Finished reading: Race: Challenge to Religion by Mathew H. Ahmann 📚

I got dinner with a friend the other month to talk about comic books - he and I both have an affinity for Ta-Nehisi Coates’ volumes of Black Panther and Captain America. During our conversation about the core of national identity and what constructive patriotism looks like (standard comic book conversation), we decided to do some more reading together on how to answer those questions.

This book was the first part of that project - and was a hard book to find. My friend saw it referenced in a book called Black Religion and Black Radicalism, which he read based based on a reference in a book called The Cross and the Lynching Tree. Race: Challenge to Religion is a compilation of transcriptions from essays delivered at the 1963 National Conference on Religion and Race. That conference was a meeting of Catholic, Protestant, and Jewish leaders, held in commemoration of the centennial anniversary of the Emancipation Proclamation. Martin Luther King Jr. is among the speakers/authors.

There were a few things that struck me about this book. The first is how connected these authors felt to the founding of America, and to the conflict and decisions of the civil war. To me, those events seem like ancient history, but these priests, pastors and rabbis talk about them as if they are recent historical events. It helps inform their work as part of a larger project, of which much progress has been made, instead of starting from the narrow view of today’s current injustices (without discounting the pain of those injustices).

Another thing that struck me was how proud the speakers are to be American! My experience in America is that the very religious as well as those on the political Left have a tendency to denounce national allegiance, or at least not include as part of their in their core identity (this is very distinct from people in America who are a little bit religious, who tend to have national allegiance at the center of who they are). But these progressive religious leaders talk with zeal about love of America and wanting to guide her towards moral virtue and a well-treated citizenry. I found that inspiring.

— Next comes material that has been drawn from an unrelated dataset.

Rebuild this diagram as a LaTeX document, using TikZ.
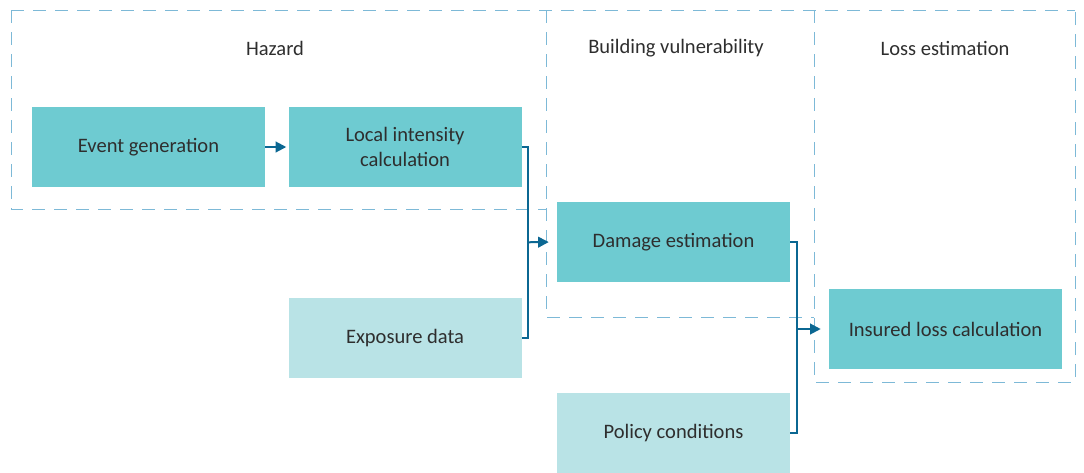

Lastly, I was struck by how the Black Church sees history as something still being written. I think in my White Catholicism (which also has a heavy dose of Evangelicalism), we treat the bible and our faith as the study of something that has been finished. The books of the bible are all written; the saints are all dead and buried. But these speakers intertwine the journey of the church, the nation, and the people - as a political and moral liberation that is still unfolding.

This obscure book would make an interesting read for those interested in how American Christianity (and to a lesser extent Judaism) see themselves in relation to the larger culture of the nation. While I don’t necessarily think it qualifies as a page turner for everyone, it was thought provoking, and my reflections on this book have helped me see racial justice as an important element of my faith.